[AIM OF THE TASK]
Beneath this line are entries. Copy the range from the line with "Reproduce this chart with matplotlib." to the line with "edges = np.cumsum([0]", ends included, exactly; leave pictures out.

[DATA]
* Start *
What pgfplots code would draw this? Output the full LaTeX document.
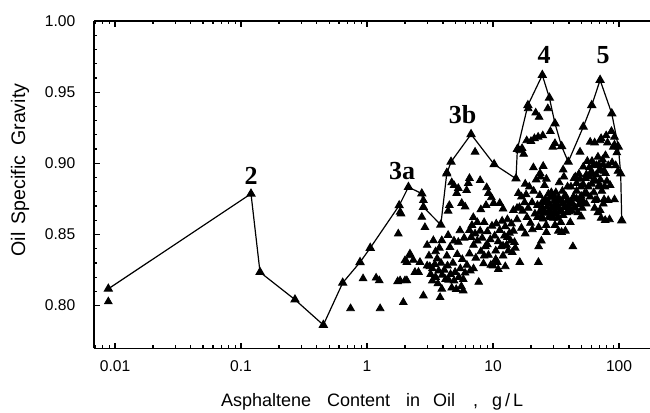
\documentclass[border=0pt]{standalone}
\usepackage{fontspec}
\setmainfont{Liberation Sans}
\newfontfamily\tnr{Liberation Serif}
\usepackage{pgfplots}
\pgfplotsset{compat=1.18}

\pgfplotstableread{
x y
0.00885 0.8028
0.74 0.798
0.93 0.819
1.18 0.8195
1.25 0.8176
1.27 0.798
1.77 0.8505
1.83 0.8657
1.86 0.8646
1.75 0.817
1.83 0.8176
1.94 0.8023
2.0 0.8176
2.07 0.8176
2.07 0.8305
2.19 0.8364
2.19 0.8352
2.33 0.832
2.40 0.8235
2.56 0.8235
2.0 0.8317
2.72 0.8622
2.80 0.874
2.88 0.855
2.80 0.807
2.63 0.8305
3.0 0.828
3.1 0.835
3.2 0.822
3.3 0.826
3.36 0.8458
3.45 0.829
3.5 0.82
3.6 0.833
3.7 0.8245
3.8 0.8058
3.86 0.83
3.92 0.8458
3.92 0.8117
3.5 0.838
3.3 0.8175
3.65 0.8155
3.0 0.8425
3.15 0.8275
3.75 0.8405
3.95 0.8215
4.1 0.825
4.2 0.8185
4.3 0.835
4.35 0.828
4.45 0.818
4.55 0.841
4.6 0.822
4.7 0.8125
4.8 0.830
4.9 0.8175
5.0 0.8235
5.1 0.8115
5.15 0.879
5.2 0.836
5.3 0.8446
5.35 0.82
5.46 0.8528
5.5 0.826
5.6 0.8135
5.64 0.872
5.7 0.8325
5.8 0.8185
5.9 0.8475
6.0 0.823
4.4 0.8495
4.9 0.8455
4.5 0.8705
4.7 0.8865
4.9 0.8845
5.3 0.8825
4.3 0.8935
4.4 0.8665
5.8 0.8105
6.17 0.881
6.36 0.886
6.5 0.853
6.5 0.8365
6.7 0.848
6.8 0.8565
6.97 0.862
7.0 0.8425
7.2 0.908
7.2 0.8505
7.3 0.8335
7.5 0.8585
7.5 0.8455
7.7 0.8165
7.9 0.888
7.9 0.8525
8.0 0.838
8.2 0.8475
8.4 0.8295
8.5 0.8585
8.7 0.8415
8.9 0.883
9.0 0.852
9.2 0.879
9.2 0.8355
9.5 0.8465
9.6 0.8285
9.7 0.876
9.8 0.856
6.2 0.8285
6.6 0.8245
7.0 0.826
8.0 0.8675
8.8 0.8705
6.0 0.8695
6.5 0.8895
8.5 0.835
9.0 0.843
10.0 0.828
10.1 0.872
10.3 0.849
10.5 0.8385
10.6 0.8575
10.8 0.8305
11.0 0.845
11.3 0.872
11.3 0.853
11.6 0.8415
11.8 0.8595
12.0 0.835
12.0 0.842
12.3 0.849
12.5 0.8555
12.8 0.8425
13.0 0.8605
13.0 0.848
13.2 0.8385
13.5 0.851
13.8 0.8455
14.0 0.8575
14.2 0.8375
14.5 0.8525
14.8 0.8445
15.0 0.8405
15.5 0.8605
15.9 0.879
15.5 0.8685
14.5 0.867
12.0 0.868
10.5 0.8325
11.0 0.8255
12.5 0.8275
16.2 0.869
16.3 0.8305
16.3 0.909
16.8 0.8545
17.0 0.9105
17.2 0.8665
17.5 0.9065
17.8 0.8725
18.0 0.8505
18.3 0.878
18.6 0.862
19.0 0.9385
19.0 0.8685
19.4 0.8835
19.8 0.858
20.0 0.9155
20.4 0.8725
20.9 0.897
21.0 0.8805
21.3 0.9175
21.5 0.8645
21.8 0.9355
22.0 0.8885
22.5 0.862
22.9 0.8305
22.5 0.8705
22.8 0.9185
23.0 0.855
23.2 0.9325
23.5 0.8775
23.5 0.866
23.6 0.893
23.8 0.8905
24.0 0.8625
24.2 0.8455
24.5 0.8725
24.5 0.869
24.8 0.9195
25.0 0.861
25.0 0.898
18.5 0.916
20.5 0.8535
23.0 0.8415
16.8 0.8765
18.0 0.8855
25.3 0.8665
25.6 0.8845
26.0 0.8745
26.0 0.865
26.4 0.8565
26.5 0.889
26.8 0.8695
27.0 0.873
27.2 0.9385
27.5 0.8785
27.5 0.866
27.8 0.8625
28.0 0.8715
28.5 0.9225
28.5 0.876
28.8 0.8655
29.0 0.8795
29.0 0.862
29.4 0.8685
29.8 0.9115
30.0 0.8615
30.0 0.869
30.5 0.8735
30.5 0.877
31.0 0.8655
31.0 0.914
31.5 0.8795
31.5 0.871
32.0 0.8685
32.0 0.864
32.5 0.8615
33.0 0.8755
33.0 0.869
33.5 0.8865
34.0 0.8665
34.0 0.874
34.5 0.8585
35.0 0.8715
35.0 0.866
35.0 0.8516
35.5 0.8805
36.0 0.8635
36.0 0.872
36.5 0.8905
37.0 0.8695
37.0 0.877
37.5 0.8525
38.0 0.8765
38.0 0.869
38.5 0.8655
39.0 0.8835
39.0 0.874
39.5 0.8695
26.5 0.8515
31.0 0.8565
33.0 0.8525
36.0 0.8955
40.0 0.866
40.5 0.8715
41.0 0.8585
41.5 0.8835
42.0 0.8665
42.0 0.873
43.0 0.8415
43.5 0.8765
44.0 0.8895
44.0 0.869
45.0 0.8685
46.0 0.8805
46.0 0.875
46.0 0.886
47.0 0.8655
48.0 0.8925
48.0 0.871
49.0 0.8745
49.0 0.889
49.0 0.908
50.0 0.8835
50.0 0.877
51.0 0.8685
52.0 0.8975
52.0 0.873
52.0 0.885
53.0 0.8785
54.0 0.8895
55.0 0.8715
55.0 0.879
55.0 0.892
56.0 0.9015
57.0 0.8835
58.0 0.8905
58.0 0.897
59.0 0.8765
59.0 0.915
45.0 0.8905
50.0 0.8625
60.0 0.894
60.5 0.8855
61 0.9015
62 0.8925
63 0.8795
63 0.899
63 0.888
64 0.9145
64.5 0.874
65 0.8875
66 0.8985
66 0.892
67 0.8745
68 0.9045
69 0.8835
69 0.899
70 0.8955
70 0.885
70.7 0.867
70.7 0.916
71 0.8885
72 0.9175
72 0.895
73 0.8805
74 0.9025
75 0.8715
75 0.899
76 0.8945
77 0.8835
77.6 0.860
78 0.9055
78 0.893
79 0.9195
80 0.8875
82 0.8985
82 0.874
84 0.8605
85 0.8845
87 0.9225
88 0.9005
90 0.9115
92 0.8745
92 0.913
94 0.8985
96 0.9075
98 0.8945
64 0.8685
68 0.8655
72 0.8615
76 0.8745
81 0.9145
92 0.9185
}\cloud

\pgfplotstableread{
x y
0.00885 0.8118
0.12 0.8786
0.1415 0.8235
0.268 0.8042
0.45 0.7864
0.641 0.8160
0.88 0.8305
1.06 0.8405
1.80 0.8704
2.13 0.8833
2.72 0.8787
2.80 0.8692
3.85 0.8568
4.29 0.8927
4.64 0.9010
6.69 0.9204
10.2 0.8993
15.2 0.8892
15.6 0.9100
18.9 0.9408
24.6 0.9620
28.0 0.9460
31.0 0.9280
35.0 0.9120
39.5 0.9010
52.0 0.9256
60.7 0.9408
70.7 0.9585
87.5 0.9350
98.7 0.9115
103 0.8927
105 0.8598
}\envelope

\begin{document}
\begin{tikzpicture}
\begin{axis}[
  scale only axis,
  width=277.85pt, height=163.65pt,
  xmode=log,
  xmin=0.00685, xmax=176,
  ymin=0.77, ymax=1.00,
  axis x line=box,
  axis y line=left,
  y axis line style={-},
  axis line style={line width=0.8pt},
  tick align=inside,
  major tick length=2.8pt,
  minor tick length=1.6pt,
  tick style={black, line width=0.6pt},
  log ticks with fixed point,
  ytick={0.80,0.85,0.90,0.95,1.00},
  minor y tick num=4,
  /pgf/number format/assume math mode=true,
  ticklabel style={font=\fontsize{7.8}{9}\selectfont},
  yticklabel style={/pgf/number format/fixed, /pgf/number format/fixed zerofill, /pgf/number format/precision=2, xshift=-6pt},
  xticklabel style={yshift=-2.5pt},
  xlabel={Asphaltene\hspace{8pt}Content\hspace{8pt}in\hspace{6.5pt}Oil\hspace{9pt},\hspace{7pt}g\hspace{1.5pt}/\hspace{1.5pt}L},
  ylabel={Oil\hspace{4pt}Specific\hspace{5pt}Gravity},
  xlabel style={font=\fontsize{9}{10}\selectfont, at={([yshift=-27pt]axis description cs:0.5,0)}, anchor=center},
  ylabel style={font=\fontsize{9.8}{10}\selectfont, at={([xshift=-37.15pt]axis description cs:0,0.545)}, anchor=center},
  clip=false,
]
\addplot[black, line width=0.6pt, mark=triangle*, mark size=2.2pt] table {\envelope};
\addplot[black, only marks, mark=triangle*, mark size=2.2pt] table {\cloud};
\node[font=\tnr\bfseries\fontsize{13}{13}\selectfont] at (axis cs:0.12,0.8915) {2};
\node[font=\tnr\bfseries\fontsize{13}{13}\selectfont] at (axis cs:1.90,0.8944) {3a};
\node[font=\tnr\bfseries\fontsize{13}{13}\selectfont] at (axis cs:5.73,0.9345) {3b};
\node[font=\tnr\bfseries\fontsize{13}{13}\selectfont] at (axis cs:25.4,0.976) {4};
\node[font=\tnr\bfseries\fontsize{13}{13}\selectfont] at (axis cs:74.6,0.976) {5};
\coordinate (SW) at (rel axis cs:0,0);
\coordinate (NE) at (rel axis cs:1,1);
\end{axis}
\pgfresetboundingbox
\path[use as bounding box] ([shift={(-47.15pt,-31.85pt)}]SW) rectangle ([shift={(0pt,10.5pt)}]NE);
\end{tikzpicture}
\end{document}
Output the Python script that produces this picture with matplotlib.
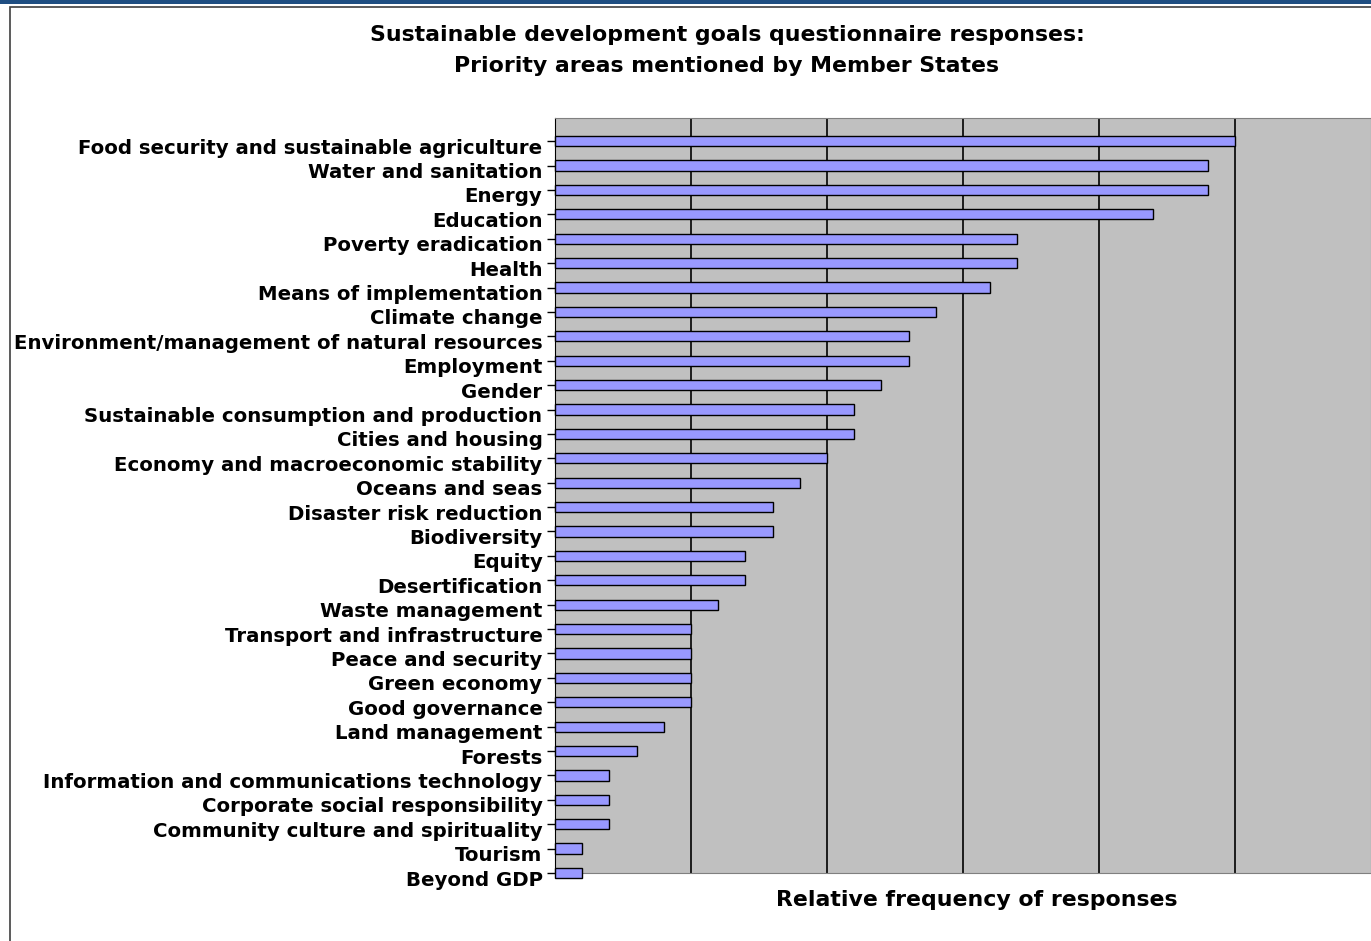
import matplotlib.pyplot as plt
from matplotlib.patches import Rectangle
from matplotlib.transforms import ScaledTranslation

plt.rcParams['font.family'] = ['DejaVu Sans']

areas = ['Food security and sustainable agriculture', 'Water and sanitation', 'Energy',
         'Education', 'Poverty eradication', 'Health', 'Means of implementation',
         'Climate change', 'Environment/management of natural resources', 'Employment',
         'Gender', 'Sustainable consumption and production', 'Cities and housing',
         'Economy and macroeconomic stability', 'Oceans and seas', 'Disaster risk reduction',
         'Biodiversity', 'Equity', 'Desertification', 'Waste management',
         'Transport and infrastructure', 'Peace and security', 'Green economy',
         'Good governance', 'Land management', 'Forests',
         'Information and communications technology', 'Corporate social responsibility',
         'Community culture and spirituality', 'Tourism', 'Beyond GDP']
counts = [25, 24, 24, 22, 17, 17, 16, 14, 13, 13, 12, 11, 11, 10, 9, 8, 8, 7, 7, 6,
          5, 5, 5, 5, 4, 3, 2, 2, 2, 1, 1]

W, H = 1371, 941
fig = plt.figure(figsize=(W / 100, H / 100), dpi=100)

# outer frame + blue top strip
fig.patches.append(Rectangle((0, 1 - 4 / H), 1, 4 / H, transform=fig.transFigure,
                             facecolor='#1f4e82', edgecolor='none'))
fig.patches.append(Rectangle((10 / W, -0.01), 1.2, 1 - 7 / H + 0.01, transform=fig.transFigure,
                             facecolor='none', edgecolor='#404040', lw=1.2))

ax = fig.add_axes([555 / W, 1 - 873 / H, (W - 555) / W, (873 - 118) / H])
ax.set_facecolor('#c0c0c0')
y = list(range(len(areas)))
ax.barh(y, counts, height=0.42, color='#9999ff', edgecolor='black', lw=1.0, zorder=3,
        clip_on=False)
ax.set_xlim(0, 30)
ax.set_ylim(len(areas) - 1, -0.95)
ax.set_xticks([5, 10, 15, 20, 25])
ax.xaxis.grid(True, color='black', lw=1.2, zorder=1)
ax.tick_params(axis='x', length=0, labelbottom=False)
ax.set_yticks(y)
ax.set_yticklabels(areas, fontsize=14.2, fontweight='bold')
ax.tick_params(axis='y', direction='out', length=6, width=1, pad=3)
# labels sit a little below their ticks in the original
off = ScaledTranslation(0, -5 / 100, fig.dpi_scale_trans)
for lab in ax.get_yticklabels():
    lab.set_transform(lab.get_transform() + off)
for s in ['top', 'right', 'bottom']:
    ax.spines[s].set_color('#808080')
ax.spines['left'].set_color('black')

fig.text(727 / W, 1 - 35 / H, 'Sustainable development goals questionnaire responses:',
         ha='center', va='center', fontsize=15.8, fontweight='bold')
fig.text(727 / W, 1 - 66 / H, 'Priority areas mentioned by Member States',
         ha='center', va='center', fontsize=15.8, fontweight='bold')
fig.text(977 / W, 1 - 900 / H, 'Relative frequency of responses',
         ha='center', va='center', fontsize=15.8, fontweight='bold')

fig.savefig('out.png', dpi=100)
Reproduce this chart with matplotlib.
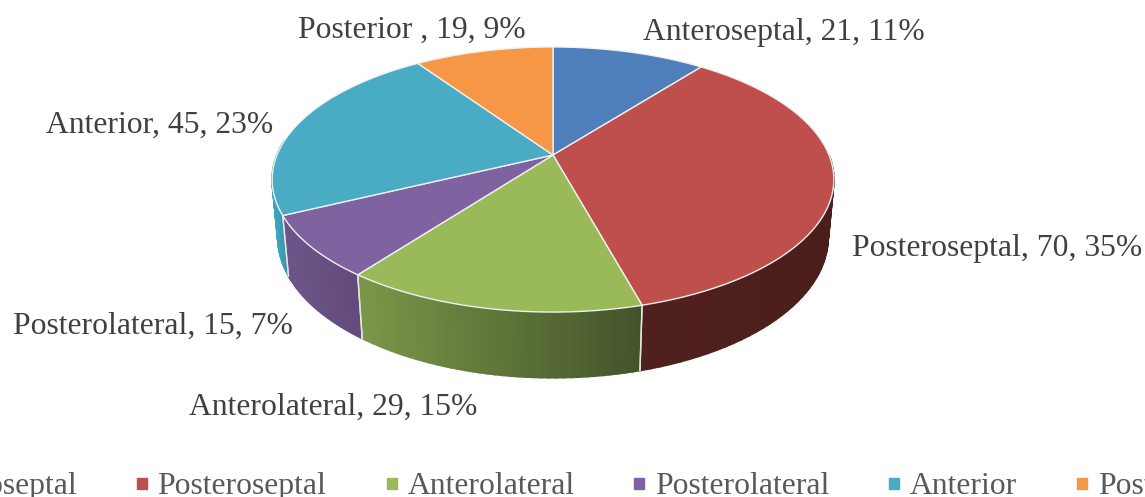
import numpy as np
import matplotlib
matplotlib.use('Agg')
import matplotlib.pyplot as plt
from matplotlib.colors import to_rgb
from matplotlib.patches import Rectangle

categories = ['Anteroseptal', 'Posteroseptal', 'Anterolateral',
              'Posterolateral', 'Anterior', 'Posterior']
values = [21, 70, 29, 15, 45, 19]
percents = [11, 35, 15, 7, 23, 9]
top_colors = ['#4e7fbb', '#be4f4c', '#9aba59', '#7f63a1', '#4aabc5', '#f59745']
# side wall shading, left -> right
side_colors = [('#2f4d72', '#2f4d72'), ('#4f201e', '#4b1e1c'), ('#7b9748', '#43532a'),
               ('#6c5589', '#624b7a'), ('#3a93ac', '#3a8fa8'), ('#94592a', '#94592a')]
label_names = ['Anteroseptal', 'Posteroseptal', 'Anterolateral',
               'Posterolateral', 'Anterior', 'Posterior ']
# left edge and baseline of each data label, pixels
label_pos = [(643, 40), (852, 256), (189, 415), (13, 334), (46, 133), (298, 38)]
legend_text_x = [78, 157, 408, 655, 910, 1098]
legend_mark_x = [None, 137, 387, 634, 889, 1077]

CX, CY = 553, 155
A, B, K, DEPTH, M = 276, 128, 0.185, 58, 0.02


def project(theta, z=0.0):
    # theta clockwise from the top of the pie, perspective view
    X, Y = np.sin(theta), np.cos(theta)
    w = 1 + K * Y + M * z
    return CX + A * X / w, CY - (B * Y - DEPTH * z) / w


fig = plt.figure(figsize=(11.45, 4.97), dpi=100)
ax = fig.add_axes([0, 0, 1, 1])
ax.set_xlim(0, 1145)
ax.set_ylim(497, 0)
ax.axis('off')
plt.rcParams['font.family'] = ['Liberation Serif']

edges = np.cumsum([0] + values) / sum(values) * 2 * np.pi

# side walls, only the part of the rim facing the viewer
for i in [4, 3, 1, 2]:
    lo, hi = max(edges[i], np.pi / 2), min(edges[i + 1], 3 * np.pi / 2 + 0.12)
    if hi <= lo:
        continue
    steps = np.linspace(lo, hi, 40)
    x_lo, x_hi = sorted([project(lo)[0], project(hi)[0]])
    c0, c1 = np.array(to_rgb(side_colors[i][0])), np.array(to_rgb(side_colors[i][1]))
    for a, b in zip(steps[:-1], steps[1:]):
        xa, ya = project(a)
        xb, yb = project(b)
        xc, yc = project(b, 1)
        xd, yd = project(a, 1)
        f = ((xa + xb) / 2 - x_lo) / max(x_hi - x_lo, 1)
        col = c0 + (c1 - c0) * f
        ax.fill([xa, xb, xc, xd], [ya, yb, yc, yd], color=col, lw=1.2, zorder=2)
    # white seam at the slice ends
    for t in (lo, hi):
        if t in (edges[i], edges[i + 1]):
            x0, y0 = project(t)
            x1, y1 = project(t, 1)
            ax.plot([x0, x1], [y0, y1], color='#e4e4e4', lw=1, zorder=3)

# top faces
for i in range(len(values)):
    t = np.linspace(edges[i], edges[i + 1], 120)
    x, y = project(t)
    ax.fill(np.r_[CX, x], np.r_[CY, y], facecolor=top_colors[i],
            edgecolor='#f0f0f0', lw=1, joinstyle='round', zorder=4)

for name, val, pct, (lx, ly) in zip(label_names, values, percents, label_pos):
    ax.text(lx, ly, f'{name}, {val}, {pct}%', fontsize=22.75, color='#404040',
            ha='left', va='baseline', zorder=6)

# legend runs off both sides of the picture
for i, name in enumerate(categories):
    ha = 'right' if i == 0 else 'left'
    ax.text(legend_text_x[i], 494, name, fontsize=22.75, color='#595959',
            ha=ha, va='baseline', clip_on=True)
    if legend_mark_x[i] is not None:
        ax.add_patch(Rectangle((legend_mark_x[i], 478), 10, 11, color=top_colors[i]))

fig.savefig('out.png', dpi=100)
* End *
[FULL OUTPUT]
Reproduce this chart with matplotlib.
import numpy as np
import matplotlib
matplotlib.use('Agg')
import matplotlib.pyplot as plt
from matplotlib.colors import to_rgb
from matplotlib.patches import Rectangle

categories = ['Anteroseptal', 'Posteroseptal', 'Anterolateral',
              'Posterolateral', 'Anterior', 'Posterior']
values = [21, 70, 29, 15, 45, 19]
percents = [11, 35, 15, 7, 23, 9]
top_colors = ['#4e7fbb', '#be4f4c', '#9aba59', '#7f63a1', '#4aabc5', '#f59745']
# side wall shading, left -> right
side_colors = [('#2f4d72', '#2f4d72'), ('#4f201e', '#4b1e1c'), ('#7b9748', '#43532a'),
               ('#6c5589', '#624b7a'), ('#3a93ac', '#3a8fa8'), ('#94592a', '#94592a')]
label_names = ['Anteroseptal', 'Posteroseptal', 'Anterolateral',
               'Posterolateral', 'Anterior', 'Posterior ']
# left edge and baseline of each data label, pixels
label_pos = [(643, 40), (852, 256), (189, 415), (13, 334), (46, 133), (298, 38)]
legend_text_x = [78, 157, 408, 655, 910, 1098]
legend_mark_x = [None, 137, 387, 634, 889, 1077]

CX, CY = 553, 155
A, B, K, DEPTH, M = 276, 128, 0.185, 58, 0.02


def project(theta, z=0.0):
    # theta clockwise from the top of the pie, perspective view
    X, Y = np.sin(theta), np.cos(theta)
    w = 1 + K * Y + M * z
    return CX + A * X / w, CY - (B * Y - DEPTH * z) / w


fig = plt.figure(figsize=(11.45, 4.97), dpi=100)
ax = fig.add_axes([0, 0, 1, 1])
ax.set_xlim(0, 1145)
ax.set_ylim(497, 0)
ax.axis('off')
plt.rcParams['font.family'] = ['Liberation Serif']

edges = np.cumsum([0] + values) / sum(values) * 2 * np.pi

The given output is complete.